To do: Within the records below, find each line that holds the string "this", then copy it.

-- begin --

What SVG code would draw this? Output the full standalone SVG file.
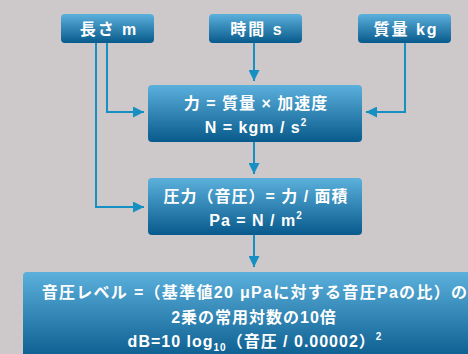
<svg xmlns="http://www.w3.org/2000/svg" width="468" height="354" viewBox="0 0 468 354">
<defs>
<linearGradient id="g" x1="0" y1="0" x2="0" y2="1">
<stop offset="0" stop-color="#5cb0dc"/>
<stop offset="1" stop-color="#075a8b"/>
</linearGradient>
<marker id="ah" markerUnits="userSpaceOnUse" markerWidth="11" markerHeight="11" viewBox="0 0 10 10" refX="10" refY="5" orient="auto">
<path d="M0,0 L10,5 L0,10 z" fill="#168fc3"/>
</marker>
<style>
.box{fill:url(#g);}
.t{font-family:"Liberation Sans","Noto Sans CJK JP",sans-serif;font-weight:bold;fill:#fff;font-size:16px;text-anchor:middle;letter-spacing:1px;}
.top{letter-spacing:2px;}
.c{fill:none;stroke:#168fc3;stroke-width:2;marker-end:url(#ah);}
.sup{font-size:10px;}
</style>
</defs>
<rect width="468" height="354" fill="#cdc9ca"/>
<g id="connectors">
<path class="c" d="M107,43 V112 H144"/>
<path class="c" d="M96,43 V207 H144"/>
<path class="c" d="M254,43 V81"/>
<path class="c" d="M405,43 V112 H366"/>
<path class="c" d="M254,142 V174"/>
<path class="c" d="M254,235 V267"/>
</g>
<g id="length">
<rect class="box" x="61" y="14" width="93" height="29" rx="4"/>
<text class="t top" x="109" y="35">長さ m</text>
</g>
<g id="time">
<rect class="box" x="209" y="14" width="93" height="29" rx="4"/>
<text class="t top" x="257" y="35">時間 s</text>
</g>
<g id="mass">
<rect class="box" x="358" y="14" width="93" height="29" rx="4"/>
<text class="t top" x="406" y="35">質量 kg</text>
</g>
<g id="force">
<rect class="box" x="148" y="85" width="214" height="57" rx="4"/>
<text class="t" x="256" y="109">力 = 質量 × 加速度</text>
<text class="t" x="256" y="133">N = kgm / s<tspan class="sup" dy="-7">2</tspan></text>
</g>
<g id="pressure">
<rect class="box" x="148" y="178" width="214" height="57" rx="4"/>
<text class="t" x="256" y="202">圧力（音圧）= 力 / 面積</text>
<text class="t" x="256" y="226">Pa = N / m<tspan class="sup" dy="-7">2</tspan></text>
</g>
<g id="level">
<rect class="box" x="23" y="272" width="462" height="90" rx="4"/>
<text class="t" x="255" y="298" style="letter-spacing:1.3px">音圧レベル =（基準値20 μPaに対する音圧Paの比）の</text>
<text class="t" x="254" y="323">2乗の常用対数の10倍</text>
<text class="t" x="255" y="347">dB=10 log<tspan class="sup" dy="4">10</tspan><tspan dy="-4">（音圧 / 0.00002）</tspan><tspan class="sup" dy="-7">2</tspan></text>
</g>
</svg>
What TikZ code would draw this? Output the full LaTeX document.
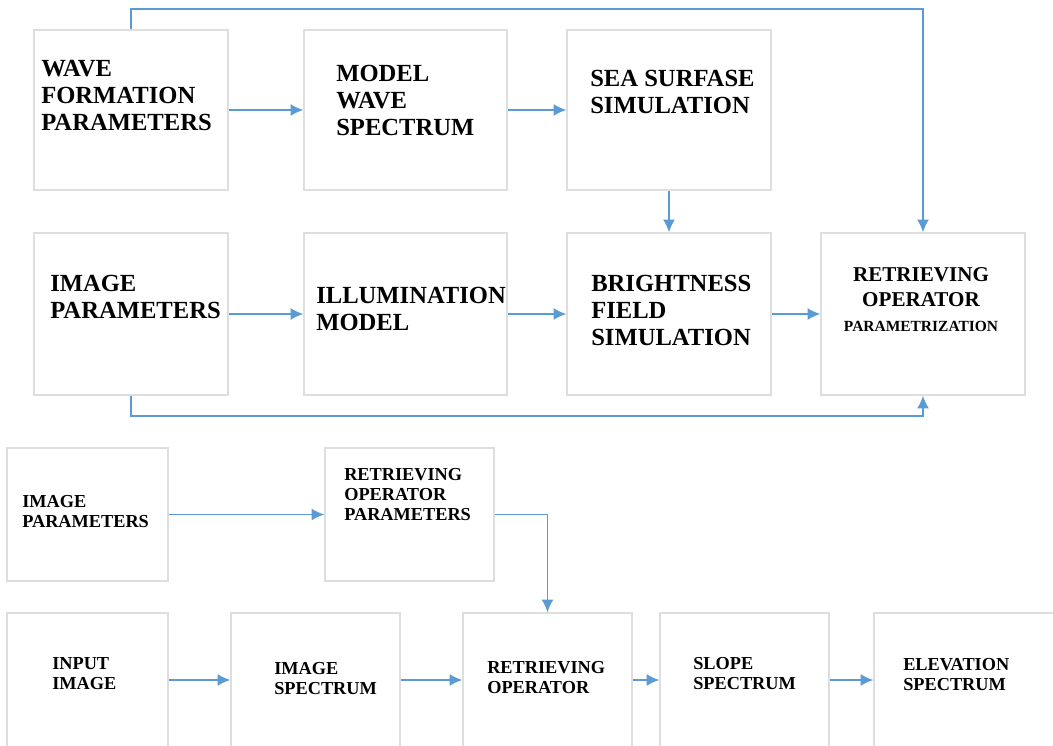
\documentclass[tikz,border=0pt]{standalone}
\usepackage{fontspec}
\setmainfont{Liberation Serif}
\usetikzlibrary{fit,arrows.meta}
\definecolor{flowblue}{HTML}{5B9BD5}
\definecolor{boxgray}{HTML}{DEDEDE}

\begin{document}
\begin{tikzpicture}[x=0.025cm,y=-0.025cm,>={Latex[length=3.2mm,width=3mm]},
        blk/.style={draw=boxgray,line width=0.8pt,inner sep=0pt},
        lbl/.style={anchor=north west,inner sep=0pt,align=left,font=\bfseries\fontsize{17.5}{19.3}\selectfont},
        lbls/.style={anchor=north west,inner sep=0pt,align=left,font=\bfseries\fontsize{13}{14.3}\selectfont},
        flow/.style={->,draw=flowblue,line width=1.4pt}]
        \useasboundingbox (0,0) rectangle (1053,745);
        % simulation part
        \node[blk,fit={(34,30) (228,190)}] (wavepar) {};
        \node[blk,fit={(304,30) (507,190)}] (modspec) {};
        \node[blk,fit={(567,30) (771,190)}] (seasim) {};
        \node[blk,fit={(34,233) (228,395)}] (imgpar) {};
        \node[blk,fit={(304,233) (507,395)}] (illum) {};
        \node[blk,fit={(567,233) (771,395)}] (brightsim) {};
        \node[blk,fit={(821,233) (1025,395)}] (retparm) {};
        \node[lbl] (waveparT) at (41,60) {WAVE\\FORMATION\\PARAMETERS};
        \node[lbl] (modspecT) at (336,65) {MODEL\\WAVE\\SPECTRUM};
        \node[lbl] (seasimT) at (590,70) {SEA SURFASE\\SIMULATION};
        \node[lbl] (imgparT) at (50,275) {IMAGE\\PARAMETERS};
        \node[lbl] (illumT) at (316,287) {ILLUMINATION\\MODEL};
        \node[lbl] (brightsimT) at (591,275) {BRIGHTNESS\\FIELD\\SIMULATION};
        \node[anchor=north,inner sep=0pt,align=center,font=\bfseries\fontsize{15}{17.8}\selectfont] (retparmT) at (921,267) {RETRIEVING\\OPERATOR\\{\fontsize{11}{17.8}\selectfont PARAMETRIZATION}};
        \draw[flow] (wavepar) -- (modspec);
        \draw[flow] (modspec) -- (seasim);
        \draw[flow] (seasim) -- (brightsim);
        \draw[flow] (imgpar) -- (illum);
        \draw[flow] (illum) -- (brightsim);
        \draw[flow] (brightsim) -- (retparm);
        \draw[flow] (wavepar.north) -- ++(0,-20) -| (retparm.north);
        \draw[flow] (imgpar.south) -- ++(0,20) -| (retparm.south);
        % retrieval part
        \node[blk,fit={(7,448) (168,581)}] (imgparb) {};
        \node[blk,fit={(325,448) (494,581)}] (retopar) {};
        \node[blk,fit={(7,613) (168,747)}] (input) {};
        \node[blk,fit={(231,613) (400,747)}] (imgspec) {};
        \node[blk,fit={(463,613) (632,747)}] (retop) {};
        \node[blk,fit={(660,613) (829,747)}] (slope) {};
        \node[blk,fit={(874,613) (1060,747)}] (elev) {};
        \node[lbls] (imgparbT) at (22,495) {IMAGE\\PARAMETERS};
        \node[lbls] (retoparT) at (344,468) {RETRIEVING\\OPERATOR\\PARAMETERS};
        \node[lbls] (inputT) at (52,657) {INPUT\\IMAGE};
        \node[lbls] (imgspecT) at (274,662) {IMAGE\\SPECTRUM};
        \node[lbls] (retopT) at (487,661) {RETRIEVING\\OPERATOR};
        \node[lbls] (slopeT) at (693,657) {SLOPE\\SPECTRUM};
        \node[lbls] (elevT) at (903,658) {ELEVATION\\SPECTRUM};
        \draw[flow] (imgparb) -- (retopar);
        \draw[flow] (retopar.east) -| (retop.north);
        \draw[flow] (input) -- (imgspec);
        \draw[flow] (imgspec) -- (retop);
        \draw[flow] (retop) -- (slope);
        \draw[flow] (slope) -- (elev);
    \end{tikzpicture}
\end{document}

-- end --

Exercise result:
What SVG code would draw this? Output the full standalone SVG file.
What TikZ code would draw this? Output the full LaTeX document.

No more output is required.